You must be able to prove a legitimate, non-tax business purpose. Was it to consolidate management of a fragmented real estate portfolio? To protect assets from future lawsuits? To educate younger family members on managing wealth? These reasons must be documented and, more importantly, reflected in how you actually operate the partnership.
Simply stating a business purpose isn't enough. You have to act like it. This means no co-mingling of personal and partnership funds. It means holding actual meetings with minutes. It means the General Partner can't just dip into the FLP account to pay for personal vacations.
The IRS is looking for any sign that you don't respect the integrity of the partnership structure you created. If they find it, they will argue you retained an implicit right to the assets, and the entire structure will collapse for tax purposes.
State laws also add another layer of complexity. The strength of charging order protection varies significantly from one state to another. A structure that is bulletproof in Nevada or Delaware might have holes in California or New York. Choosing the right jurisdiction for your partnership is a strategic decision that shouldn't be overlooked.
Final Thoughts
A Family Limited Partnership is a precision instrument, not a blunt object. When structured and managed correctly, it can be an incredibly effective tool for multigenerational wealth preservation, control, and tax management.
But it is not a passive strategy. It demands meticulous record-keeping, professional oversight, and a genuine business-like operation from day one.
The biggest mistake families make is treating the FLP as a personal piggy bank or a mere paper-shuffling exercise to save on taxes. The IRS has gotten very good at spotting these arrangements, and the courts are increasingly siding with them.
Before you even consider an FLP, you must be prepared to respect the formalities and run it like the legitimate entity it is. This approach helps families hit their targets while sidestepping common, costly mistakes.
"Maintaining separate bank accounts and holding formal meetings are not optional; they are critical to defend FLPs under IRS audit."

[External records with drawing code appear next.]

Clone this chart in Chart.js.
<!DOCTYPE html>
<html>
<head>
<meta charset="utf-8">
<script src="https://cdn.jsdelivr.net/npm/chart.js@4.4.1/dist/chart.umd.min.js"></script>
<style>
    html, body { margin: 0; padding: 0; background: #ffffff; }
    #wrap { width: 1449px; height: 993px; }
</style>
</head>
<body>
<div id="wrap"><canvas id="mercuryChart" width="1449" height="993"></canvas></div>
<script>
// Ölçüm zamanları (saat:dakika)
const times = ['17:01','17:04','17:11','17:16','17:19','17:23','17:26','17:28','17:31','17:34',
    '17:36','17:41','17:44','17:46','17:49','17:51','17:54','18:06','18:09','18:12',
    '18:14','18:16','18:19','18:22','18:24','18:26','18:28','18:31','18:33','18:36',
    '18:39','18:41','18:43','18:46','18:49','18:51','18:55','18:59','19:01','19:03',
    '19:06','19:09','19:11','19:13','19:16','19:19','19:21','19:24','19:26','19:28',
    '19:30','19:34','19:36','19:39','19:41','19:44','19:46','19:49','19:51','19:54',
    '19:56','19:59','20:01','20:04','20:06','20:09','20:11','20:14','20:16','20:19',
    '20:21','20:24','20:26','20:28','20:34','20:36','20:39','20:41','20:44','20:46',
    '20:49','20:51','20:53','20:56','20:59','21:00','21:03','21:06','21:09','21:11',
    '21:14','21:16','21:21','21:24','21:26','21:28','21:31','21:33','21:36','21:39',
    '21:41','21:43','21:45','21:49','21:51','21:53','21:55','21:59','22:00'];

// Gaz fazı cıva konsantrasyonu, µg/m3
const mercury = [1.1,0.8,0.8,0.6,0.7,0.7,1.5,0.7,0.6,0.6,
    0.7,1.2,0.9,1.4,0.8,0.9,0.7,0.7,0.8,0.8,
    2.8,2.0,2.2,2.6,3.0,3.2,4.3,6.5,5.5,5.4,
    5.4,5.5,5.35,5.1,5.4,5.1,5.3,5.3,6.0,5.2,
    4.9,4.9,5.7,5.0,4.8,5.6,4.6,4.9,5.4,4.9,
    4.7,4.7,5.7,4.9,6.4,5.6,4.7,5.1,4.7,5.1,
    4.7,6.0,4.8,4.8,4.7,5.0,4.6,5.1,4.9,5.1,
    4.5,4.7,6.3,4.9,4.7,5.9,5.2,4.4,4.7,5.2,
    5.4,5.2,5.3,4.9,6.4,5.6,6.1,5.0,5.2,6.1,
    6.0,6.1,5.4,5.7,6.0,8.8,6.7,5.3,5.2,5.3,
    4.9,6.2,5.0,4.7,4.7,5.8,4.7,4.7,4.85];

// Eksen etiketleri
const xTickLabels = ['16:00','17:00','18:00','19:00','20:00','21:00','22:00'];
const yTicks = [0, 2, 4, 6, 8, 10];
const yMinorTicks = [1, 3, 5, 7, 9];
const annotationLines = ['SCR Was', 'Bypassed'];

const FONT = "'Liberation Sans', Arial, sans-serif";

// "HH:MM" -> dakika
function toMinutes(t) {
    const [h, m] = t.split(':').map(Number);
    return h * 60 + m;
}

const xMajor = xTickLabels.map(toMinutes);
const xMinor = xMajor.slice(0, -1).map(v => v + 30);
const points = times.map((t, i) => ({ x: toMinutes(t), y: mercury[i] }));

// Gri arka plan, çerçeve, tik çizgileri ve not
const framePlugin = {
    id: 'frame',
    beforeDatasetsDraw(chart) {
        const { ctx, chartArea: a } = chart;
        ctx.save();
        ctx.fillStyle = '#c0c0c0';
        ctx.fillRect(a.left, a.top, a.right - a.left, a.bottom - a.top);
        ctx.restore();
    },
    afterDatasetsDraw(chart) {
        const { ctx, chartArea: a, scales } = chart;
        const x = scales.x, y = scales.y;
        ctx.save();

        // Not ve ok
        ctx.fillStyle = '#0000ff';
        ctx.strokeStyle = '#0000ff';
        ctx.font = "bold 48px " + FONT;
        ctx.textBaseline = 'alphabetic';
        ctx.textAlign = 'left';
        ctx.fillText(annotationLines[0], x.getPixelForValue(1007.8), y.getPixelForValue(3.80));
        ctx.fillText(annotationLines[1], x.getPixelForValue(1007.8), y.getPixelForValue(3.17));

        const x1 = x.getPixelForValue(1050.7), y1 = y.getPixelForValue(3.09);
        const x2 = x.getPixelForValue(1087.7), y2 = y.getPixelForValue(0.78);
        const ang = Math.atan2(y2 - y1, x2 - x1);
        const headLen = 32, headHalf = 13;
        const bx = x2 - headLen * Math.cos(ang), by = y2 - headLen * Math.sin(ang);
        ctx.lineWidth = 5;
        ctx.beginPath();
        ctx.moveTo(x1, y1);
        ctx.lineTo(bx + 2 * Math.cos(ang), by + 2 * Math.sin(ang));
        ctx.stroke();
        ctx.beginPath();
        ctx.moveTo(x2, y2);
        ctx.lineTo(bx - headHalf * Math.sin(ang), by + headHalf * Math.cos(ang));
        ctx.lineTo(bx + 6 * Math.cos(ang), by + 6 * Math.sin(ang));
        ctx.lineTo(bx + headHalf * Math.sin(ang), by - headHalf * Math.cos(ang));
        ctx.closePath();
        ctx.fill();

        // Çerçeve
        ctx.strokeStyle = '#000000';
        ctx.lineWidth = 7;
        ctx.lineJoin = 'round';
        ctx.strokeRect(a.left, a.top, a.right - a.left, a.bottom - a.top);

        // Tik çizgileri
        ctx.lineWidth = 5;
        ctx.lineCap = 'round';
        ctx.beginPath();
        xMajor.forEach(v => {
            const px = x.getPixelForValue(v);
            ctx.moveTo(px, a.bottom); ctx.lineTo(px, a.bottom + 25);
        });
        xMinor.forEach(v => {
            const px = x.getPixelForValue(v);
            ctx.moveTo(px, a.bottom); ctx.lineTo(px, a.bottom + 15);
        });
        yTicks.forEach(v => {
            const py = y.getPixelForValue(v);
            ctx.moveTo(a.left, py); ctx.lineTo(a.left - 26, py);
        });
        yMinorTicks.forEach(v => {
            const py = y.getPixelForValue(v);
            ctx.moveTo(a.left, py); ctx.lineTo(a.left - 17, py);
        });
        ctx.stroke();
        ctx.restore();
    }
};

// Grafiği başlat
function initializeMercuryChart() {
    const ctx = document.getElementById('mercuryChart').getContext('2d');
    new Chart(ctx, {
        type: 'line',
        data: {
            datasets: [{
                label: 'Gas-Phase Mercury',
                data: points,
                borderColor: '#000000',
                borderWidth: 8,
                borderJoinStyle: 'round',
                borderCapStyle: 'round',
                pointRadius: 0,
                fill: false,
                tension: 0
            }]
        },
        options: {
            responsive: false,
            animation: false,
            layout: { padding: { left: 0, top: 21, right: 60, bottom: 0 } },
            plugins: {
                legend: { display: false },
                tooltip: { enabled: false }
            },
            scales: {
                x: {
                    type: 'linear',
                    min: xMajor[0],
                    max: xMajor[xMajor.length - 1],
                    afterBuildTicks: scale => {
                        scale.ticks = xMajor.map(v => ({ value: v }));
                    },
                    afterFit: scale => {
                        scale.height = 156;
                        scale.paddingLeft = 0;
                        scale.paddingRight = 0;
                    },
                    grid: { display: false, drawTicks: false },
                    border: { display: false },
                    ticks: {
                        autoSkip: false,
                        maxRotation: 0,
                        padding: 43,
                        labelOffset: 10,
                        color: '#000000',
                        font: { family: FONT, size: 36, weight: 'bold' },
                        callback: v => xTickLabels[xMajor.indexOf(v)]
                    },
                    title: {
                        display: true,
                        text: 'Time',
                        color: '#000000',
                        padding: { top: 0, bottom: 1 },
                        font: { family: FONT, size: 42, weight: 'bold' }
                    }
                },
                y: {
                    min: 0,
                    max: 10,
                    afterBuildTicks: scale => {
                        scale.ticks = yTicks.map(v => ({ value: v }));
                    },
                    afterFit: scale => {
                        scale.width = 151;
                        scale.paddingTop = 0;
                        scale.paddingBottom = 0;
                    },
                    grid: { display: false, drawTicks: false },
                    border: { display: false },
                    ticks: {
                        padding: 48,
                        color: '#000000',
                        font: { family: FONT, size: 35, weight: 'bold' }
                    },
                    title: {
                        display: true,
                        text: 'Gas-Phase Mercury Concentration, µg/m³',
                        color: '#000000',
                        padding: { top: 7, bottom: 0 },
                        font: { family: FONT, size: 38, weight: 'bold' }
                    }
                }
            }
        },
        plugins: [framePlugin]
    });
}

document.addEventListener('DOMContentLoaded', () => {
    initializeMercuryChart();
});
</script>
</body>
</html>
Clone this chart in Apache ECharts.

Natalie B. Choate Estate Planning Attorney and Author
Did You Know?
In the landmark case Estate of Powell v. Commissioner, the U.S. Tax Court sided with the IRS and included nearly all of an FLP's assets in the deceased's estate. The court found that the partnership was formed just days before death and lacked a legitimate non-tax purpose, serving as a clear warning against last-minute estate planning maneuvers that ignore operational formalities.